● **Task material**
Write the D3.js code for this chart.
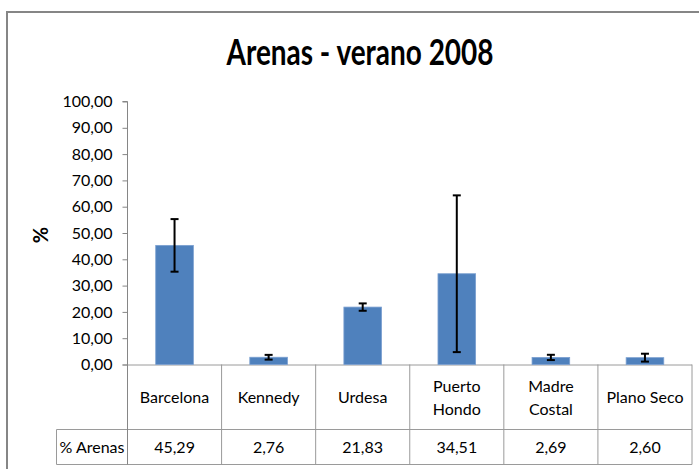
<!DOCTYPE html>
<html>
<head>
<meta charset="utf-8">
<script src="https://cdn.jsdelivr.net/npm/d3@7"></script>
<style>
    body { margin: 0; background: #fff; }
    text { font-family: Lato, "Open Sans", sans-serif; fill: #000; }
</style>
</head>
<body>
<div id="chart"></div>
<script>
'use strict';

// данные графика
const categories = ["Barcelona", "Kennedy", "Urdesa", "Puerto Hondo", "Madre Costal", "Plano Seco"];
const categoryLines = [["Barcelona"], ["Kennedy"], ["Urdesa"], ["Puerto", "Hondo"], ["Madre", "Costal"], ["Plano Seco"]];
const values = [45.29, 2.76, 21.83, 34.51, 2.69, 2.60];
const errors = [10.0, 0.9, 1.4, 29.8, 1.0, 1.5];
const yTicks = [0, 10, 20, 30, 40, 50, 60, 70, 80, 90, 100];
const seriesName = "% Arenas";
const title = "Arenas - verano 2008";

class BarChart {
    constructor(params) {
        this.params = params;
    }

    makeSVG() {
        return d3.select(this.params.id).append("svg")
            .attr("width", this.params.width)
            .attr("height", this.params.height);
    }

    makeScales() {
        let p = this.params;
        this.x = d3.scaleBand()
            .domain(categories)
            .range([p.left, p.right])
            .paddingInner(0.6)
            .paddingOuter(0.3);
        this.y = d3.scaleLinear()
            .domain([0, 100])
            .range([p.bottom, p.top]);
    }

    drawFrame(svg) {
        // рамка области диаграммы (видна только сверху и слева)
        svg.append("path")
            .attr("d", "M7," + this.params.height + "V12H" + this.params.width)
            .style("fill", "none")
            .style("stroke", "#868686")
            .style("stroke-width", 2);

        svg.append("text")
            .attr("x", 360)
            .attr("y", 65)
            .attr("text-anchor", "middle")
            .attr("textLength", 267)
            .attr("lengthAdjust", "spacingAndGlyphs")
            .style("font-size", "36px")
            .style("font-weight", "bold")
            .text(title);

        svg.append("text")
            .attr("transform", "translate(48,235) rotate(-90)")
            .attr("text-anchor", "middle")
            .style("font-size", "20px")
            .style("font-weight", "bold")
            .text("%");
    }

    drawAxisY(svg) {
        let fmt = d => d3.format(".2f")(d).replace(".", ",");
        let axis = svg.append("g")
            .attr("transform", "translate(" + this.params.left + ",0)")
            .call(d3.axisLeft(this.y).tickValues(yTicks).tickFormat(fmt).tickSize(5).tickPadding(10));
        axis.select(".domain").style("stroke", "#868686").attr("d", "M-5," + this.y(100) + "H0V" + this.params.tableBottom);
        axis.selectAll(".tick line").style("stroke", "#868686");
        axis.selectAll(".tick text").style("font-size", "16px").style("font-family", null);
    }

    drawBars(svg) {
        let x = this.x, y = this.y;
        svg.append("g").selectAll("rect")
            .data(values)
            .join("rect")
            .attr("x", (d, i) => x(categories[i]))
            .attr("y", d => y(d))
            .attr("width", x.bandwidth())
            .attr("height", d => y(0) - y(d))
            .style("fill", "#4F81BD")
            .style("stroke", "#7a9fd0")
            .style("stroke-width", 0.8);

        // планки погрешностей
        let cap = 4;
        let g = svg.append("g").style("stroke", "#000").style("stroke-width", 2);
        values.forEach((v, i) => {
            let cx = x(categories[i]) + x.bandwidth() / 2;
            let y1 = y(v + errors[i]), y2 = y(Math.max(0, v - errors[i]));
            g.append("line").attr("x1", cx).attr("x2", cx).attr("y1", y1).attr("y2", y2);
            g.append("line").attr("x1", cx - cap).attr("x2", cx + cap).attr("y1", y1).attr("y2", y1);
            g.append("line").attr("x1", cx - cap).attr("x2", cx + cap).attr("y1", y2).attr("y2", y2);
        });
    }

    drawTable(svg) {
        let p = this.params;
        let colW = (p.right - p.left) / categories.length;
        let colLeft = i => p.left + i * colW;
        let g = svg.append("g");
        let line = (x1, y1, x2, y2) => g.append("line")
            .attr("x1", x1).attr("y1", y1).attr("x2", x2).attr("y2", y2)
            .style("stroke", "#9a9a9a").style("stroke-width", 1);

        // горизонтальные линии
        line(p.left - 5, p.bottom + 0.5, p.right, p.bottom + 0.5);
        line(p.labelLeft, p.rowSplit, p.right, p.rowSplit);
        line(p.labelLeft, p.tableBottom, p.right, p.tableBottom);
        // вертикальные линии
        line(p.labelLeft, p.rowSplit, p.labelLeft, p.tableBottom);
        categories.forEach((c, i) => line(colLeft(i + 1), p.bottom, colLeft(i + 1), p.tableBottom));

        // подписи категорий
        categoryLines.forEach((lines, i) => {
            let cx = colLeft(i) + colW / 2;
            let cy = (p.bottom + p.rowSplit) / 2;
            let t = g.append("text")
                .attr("x", cx)
                .attr("text-anchor", "middle")
                .style("font-size", "16px");
            lines.forEach((s, k) => {
                t.append("tspan")
                    .attr("x", cx)
                    .attr("y", cy + 6 + (k - (lines.length - 1) / 2) * 23)
                    .text(s);
            });
        });

        // значения
        let vy = (p.rowSplit + p.tableBottom) / 2 + 6;
        g.append("text")
            .attr("x", (p.labelLeft + p.left) / 2)
            .attr("y", vy)
            .attr("text-anchor", "middle")
            .style("font-size", "16px")
            .text(seriesName);
        values.forEach((v, i) => {
            g.append("text")
                .attr("x", colLeft(i) + colW / 2)
                .attr("y", vy)
                .attr("text-anchor", "middle")
                .style("font-size", "16px")
                .text(d3.format(".2f")(v).replace(".", ","));
        });
    }

    render() {
        let svg = this.makeSVG();
        this.makeScales();
        this.drawFrame(svg);
        this.drawTable(svg);
        this.drawBars(svg);
        this.drawAxisY(svg);
    }
}

new BarChart({
    id: "#chart",
    width: 699,
    height: 469,
    left: 127.5,
    right: 692,
    top: 101.5,
    bottom: 364.5,
    labelLeft: 56.5,
    rowSplit: 429.5,
    tableBottom: 464.5
}).render();
</script>
</body>
</html>
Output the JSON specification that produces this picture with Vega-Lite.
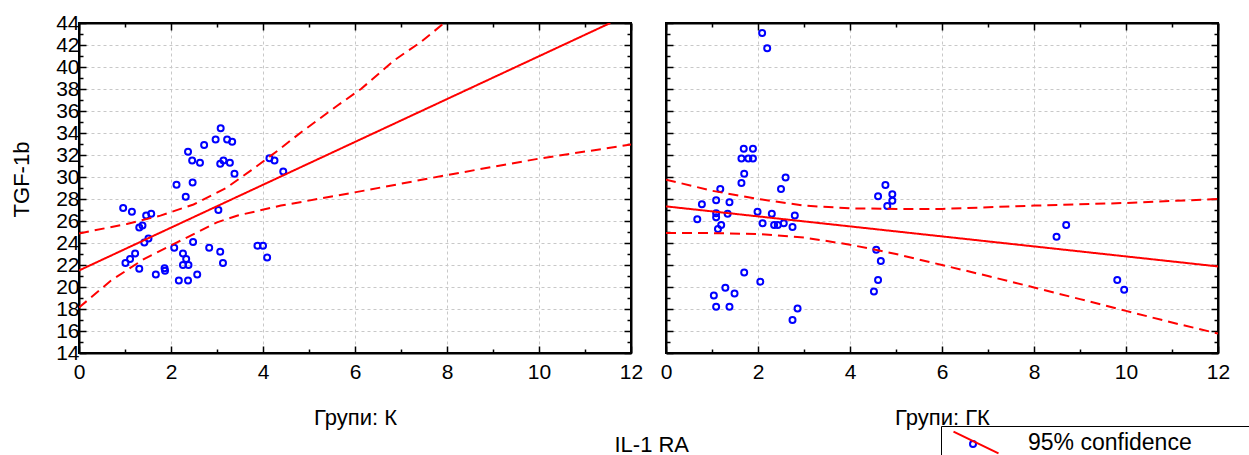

● **Problem statement**
Without the pictures, reproduce every line of the records above exactly.

● **Exercise output**
Write the D3.js code for this chart.
<!DOCTYPE html>
<html>
<head>
<meta charset="utf-8">
<script src="https://cdn.jsdelivr.net/npm/d3@7"></script>
<style>
    body { margin: 0; background: #fff; }
    text { font-family: Lato, "Open Sans", sans-serif; fill: #000; }
</style>
</head>
<body>
<div id="chart"></div>
<script>
'use strict';

// данные графика
const categories = ["Barcelona", "Kennedy", "Urdesa", "Puerto Hondo", "Madre Costal", "Plano Seco"];
const categoryLines = [["Barcelona"], ["Kennedy"], ["Urdesa"], ["Puerto", "Hondo"], ["Madre", "Costal"], ["Plano Seco"]];
const values = [45.29, 2.76, 21.83, 34.51, 2.69, 2.60];
const errors = [10.0, 0.9, 1.4, 29.8, 1.0, 1.5];
const yTicks = [0, 10, 20, 30, 40, 50, 60, 70, 80, 90, 100];
const seriesName = "% Arenas";
const title = "Arenas - verano 2008";

class BarChart {
    constructor(params) {
        this.params = params;
    }

    makeSVG() {
        return d3.select(this.params.id).append("svg")
            .attr("width", this.params.width)
            .attr("height", this.params.height);
    }

    makeScales() {
        let p = this.params;
        this.x = d3.scaleBand()
            .domain(categories)
            .range([p.left, p.right])
            .paddingInner(0.6)
            .paddingOuter(0.3);
        this.y = d3.scaleLinear()
            .domain([0, 100])
            .range([p.bottom, p.top]);
    }

    drawFrame(svg) {
        // рамка области диаграммы (видна только сверху и слева)
        svg.append("path")
            .attr("d", "M7," + this.params.height + "V12H" + this.params.width)
            .style("fill", "none")
            .style("stroke", "#868686")
            .style("stroke-width", 2);

        svg.append("text")
            .attr("x", 360)
            .attr("y", 65)
            .attr("text-anchor", "middle")
            .attr("textLength", 267)
            .attr("lengthAdjust", "spacingAndGlyphs")
            .style("font-size", "36px")
            .style("font-weight", "bold")
            .text(title);

        svg.append("text")
            .attr("transform", "translate(48,235) rotate(-90)")
            .attr("text-anchor", "middle")
            .style("font-size", "20px")
            .style("font-weight", "bold")
            .text("%");
    }

    drawAxisY(svg) {
        let fmt = d => d3.format(".2f")(d).replace(".", ",");
        let axis = svg.append("g")
            .attr("transform", "translate(" + this.params.left + ",0)")
            .call(d3.axisLeft(this.y).tickValues(yTicks).tickFormat(fmt).tickSize(5).tickPadding(10));
        axis.select(".domain").style("stroke", "#868686").attr("d", "M-5," + this.y(100) + "H0V" + this.params.tableBottom);
        axis.selectAll(".tick line").style("stroke", "#868686");
        axis.selectAll(".tick text").style("font-size", "16px").style("font-family", null);
    }

    drawBars(svg) {
        let x = this.x, y = this.y;
        svg.append("g").selectAll("rect")
            .data(values)
            .join("rect")
            .attr("x", (d, i) => x(categories[i]))
            .attr("y", d => y(d))
            .attr("width", x.bandwidth())
            .attr("height", d => y(0) - y(d))
            .style("fill", "#4F81BD")
            .style("stroke", "#7a9fd0")
            .style("stroke-width", 0.8);

        // планки погрешностей
        let cap = 4;
        let g = svg.append("g").style("stroke", "#000").style("stroke-width", 2);
        values.forEach((v, i) => {
            let cx = x(categories[i]) + x.bandwidth() / 2;
            let y1 = y(v + errors[i]), y2 = y(Math.max(0, v - errors[i]));
            g.append("line").attr("x1", cx).attr("x2", cx).attr("y1", y1).attr("y2", y2);
            g.append("line").attr("x1", cx - cap).attr("x2", cx + cap).attr("y1", y1).attr("y2", y1);
            g.append("line").attr("x1", cx - cap).attr("x2", cx + cap).attr("y1", y2).attr("y2", y2);
        });
    }

    drawTable(svg) {
        let p = this.params;
        let colW = (p.right - p.left) / categories.length;
        let colLeft = i => p.left + i * colW;
        let g = svg.append("g");
        let line = (x1, y1, x2, y2) => g.append("line")
            .attr("x1", x1).attr("y1", y1).attr("x2", x2).attr("y2", y2)
            .style("stroke", "#9a9a9a").style("stroke-width", 1);

        // горизонтальные линии
        line(p.left - 5, p.bottom + 0.5, p.right, p.bottom + 0.5);
        line(p.labelLeft, p.rowSplit, p.right, p.rowSplit);
        line(p.labelLeft, p.tableBottom, p.right, p.tableBottom);
        // вертикальные линии
        line(p.labelLeft, p.rowSplit, p.labelLeft, p.tableBottom);
        categories.forEach((c, i) => line(colLeft(i + 1), p.bottom, colLeft(i + 1), p.tableBottom));

        // подписи категорий
        categoryLines.forEach((lines, i) => {
            let cx = colLeft(i) + colW / 2;
            let cy = (p.bottom + p.rowSplit) / 2;
            let t = g.append("text")
                .attr("x", cx)
                .attr("text-anchor", "middle")
                .style("font-size", "16px");
            lines.forEach((s, k) => {
                t.append("tspan")
                    .attr("x", cx)
                    .attr("y", cy + 6 + (k - (lines.length - 1) / 2) * 23)
                    .text(s);
            });
        });

        // значения
        let vy = (p.rowSplit + p.tableBottom) / 2 + 6;
        g.append("text")
            .attr("x", (p.labelLeft + p.left) / 2)
            .attr("y", vy)
            .attr("text-anchor", "middle")
            .style("font-size", "16px")
            .text(seriesName);
        values.forEach((v, i) => {
            g.append("text")
                .attr("x", colLeft(i) + colW / 2)
                .attr("y", vy)
                .attr("text-anchor", "middle")
                .style("font-size", "16px")
                .text(d3.format(".2f")(v).replace(".", ","));
        });
    }

    render() {
        let svg = this.makeSVG();
        this.makeScales();
        this.drawFrame(svg);
        this.drawTable(svg);
        this.drawBars(svg);
        this.drawAxisY(svg);
    }
}

new BarChart({
    id: "#chart",
    width: 699,
    height: 469,
    left: 127.5,
    right: 692,
    top: 101.5,
    bottom: 364.5,
    labelLeft: 56.5,
    rowSplit: 429.5,
    tableBottom: 464.5
}).render();
</script>
</body>
</html>
Output the JSON specification that produces this picture with Vega-Lite.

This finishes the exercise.